College of Human Sciences

Unfinished business: Exploring the dark history of the church

Prof Erna Oliver

On 30 June 2021, Prof Erna Oliver gave her inaugural lecture entitled "The unfinished business of church history". She is attached to the Department of Christian Spirituality, Church History and Missiology in the College of Human Sciences.


A regrettable past

Oliver’s lecture took the audience on a journey through the history of South Africa’s churches, especially Afrikaans churches. She engaged with the audience on historical guilt and responsibility. Oliver said that many churches were accomplices in past atrocities and supported the evils of apartheid. The important question, she said, is where the church finds itself now and how it can renew its focus on the ongoing need for constant reformation.

Oliver’s lecture covered the evolution of the church and juxtaposed it with our modern and current lives. She pondered where we find ourselves and how the church can help our current situation.

Oliver stated that 80% of South Africans are Christians, meaning that they subscribe to Christian beliefs and morals. "Why then," she asked, "do we have such a high rate of murder, rape and abuse, and a general decay of morality?"

Change failure

Oliver’s lecture touched on the sensitive and controversial subject of missiology. Oliver stated: "The reformation failed to produce a radical change in the behaviour of believers at grassroots level because doctrine is still triumphing over the correct way of living. Christians still do not understand the importance of being missionaries in everyday life. Furthermore, western missiologists thought that the westernised forms and norms of Christianity were the only correct interpretation of the religion and that it had to be applied to all people and all Churches."
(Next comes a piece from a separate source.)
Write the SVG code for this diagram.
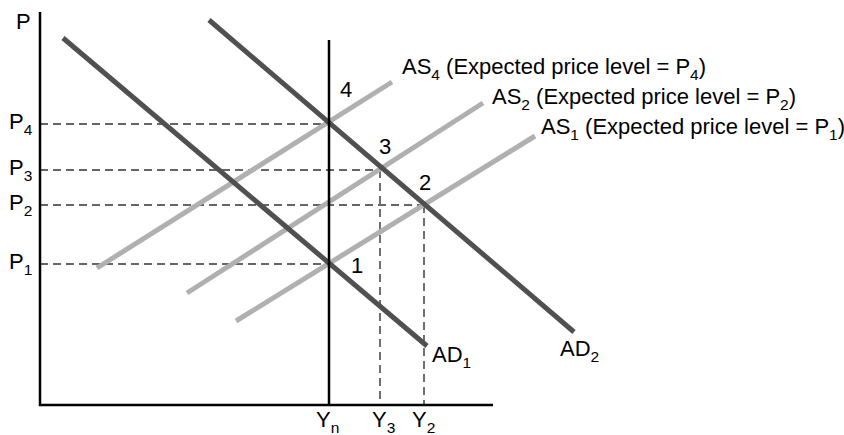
<svg xmlns="http://www.w3.org/2000/svg" width="844" height="435" viewBox="0 0 844 435">
<style>
.ax{stroke:#000;stroke-width:2.5;fill:none}
.ad{stroke:#505050;stroke-width:5;fill:none}
.as{stroke:#b0b0b0;stroke-width:5;fill:none}
.dash{stroke:#333;stroke-width:1.4;stroke-dasharray:8 5;fill:none}
text{font-family:"Liberation Sans",Arial,sans-serif;font-size:22px;fill:#000}
.s{font-size:15.5px}
</style>
<rect width="844" height="435" fill="#fff"/>
<g id="connectors">
<line class="dash" x1="40" y1="124" x2="329" y2="124"/>
<line class="dash" x1="40" y1="170" x2="380" y2="170"/>
<line class="dash" x1="40" y1="205" x2="424" y2="205"/>
<line class="dash" x1="40" y1="264" x2="329" y2="264"/>
<line class="dash" x1="380" y1="170" x2="380" y2="405"/>
<line class="dash" x1="424" y1="205" x2="424" y2="405"/>
<line class="as" x1="97" y1="268" x2="392" y2="82"/>
<line class="as" x1="187" y1="293" x2="483" y2="103"/>
<line class="as" x1="236" y1="321" x2="535" y2="136"/>
<line class="ad" x1="63" y1="38" x2="427" y2="346"/>
<line class="ad" x1="209" y1="20" x2="574" y2="332"/>
<line class="ax" x1="329" y1="40" x2="329" y2="405"/>
<path class="ax" d="M40 12 V405 H493"/>
</g>
<g id="axis-labels">
<text x="16" y="29">P</text>
<text x="9" y="129">P<tspan class="s" dy="6">4</tspan></text>
<text x="9" y="175">P<tspan class="s" dy="6">3</tspan></text>
<text x="9" y="210">P<tspan class="s" dy="6">2</tspan></text>
<text x="9" y="269">P<tspan class="s" dy="6">1</tspan></text>
<text x="316" y="427">Y<tspan class="s" dy="6">n</tspan></text>
<text x="372" y="427">Y<tspan class="s" dy="6">3</tspan></text>
<text x="412" y="427">Y<tspan class="s" dy="6">2</tspan></text>
</g>
<g id="points">
<text x="340" y="97">4</text>
<text x="379" y="154">3</text>
<text x="419" y="190">2</text>
<text x="351" y="273">1</text>
</g>
<g id="curve-labels">
<text x="402" y="74">AS<tspan class="s" dy="6">4</tspan><tspan dy="-6"> (Expected price level = P</tspan><tspan class="s" dy="6">4</tspan><tspan dy="-6">)</tspan></text>
<text x="492" y="104">AS<tspan class="s" dy="6">2</tspan><tspan dy="-6"> (Expected price level = P</tspan><tspan class="s" dy="6">2</tspan><tspan dy="-6">)</tspan></text>
<text x="541" y="134">AS<tspan class="s" dy="6">1</tspan><tspan dy="-6"> (Expected price level = P</tspan><tspan class="s" dy="6">1</tspan><tspan dy="-6">)</tspan></text>
<text x="432" y="362">AD<tspan class="s" dy="6">1</tspan></text>
<text x="560" y="356">AD<tspan class="s" dy="6">2</tspan></text>
</g>
</svg>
Oliver said that in the present South African environment, the messy missiological history and the current lack of actions by the traditional Afrikaans-speaking Churches are perhaps the biggest mountain of unfinished business waiting to be addressed and sorted out before signs of new life can be sought.

Oliver also sent out a strong warning to the churches: "When it comes to Christian faith and the church as institution in South Africa, it is no longer possible to hide from the mountain of issues that is currently avalanching."

Did the lecture offer solutions? No. It did exactly what a lecture should do: Awaken the mind, awaken society to the facts and influence it to seek the answers. 


Prof Oliver in her own words

"I am a church historian," says Oliver, "because history is the mother discipline of all theology disciplines. Ever since my initial graduation, my dream has been to supervise students. I had to put this dream on hold to raise my children and focus on family; it is a decision I do not regret." She eventually reached her dreams and is now a supervisor of postgraduate students.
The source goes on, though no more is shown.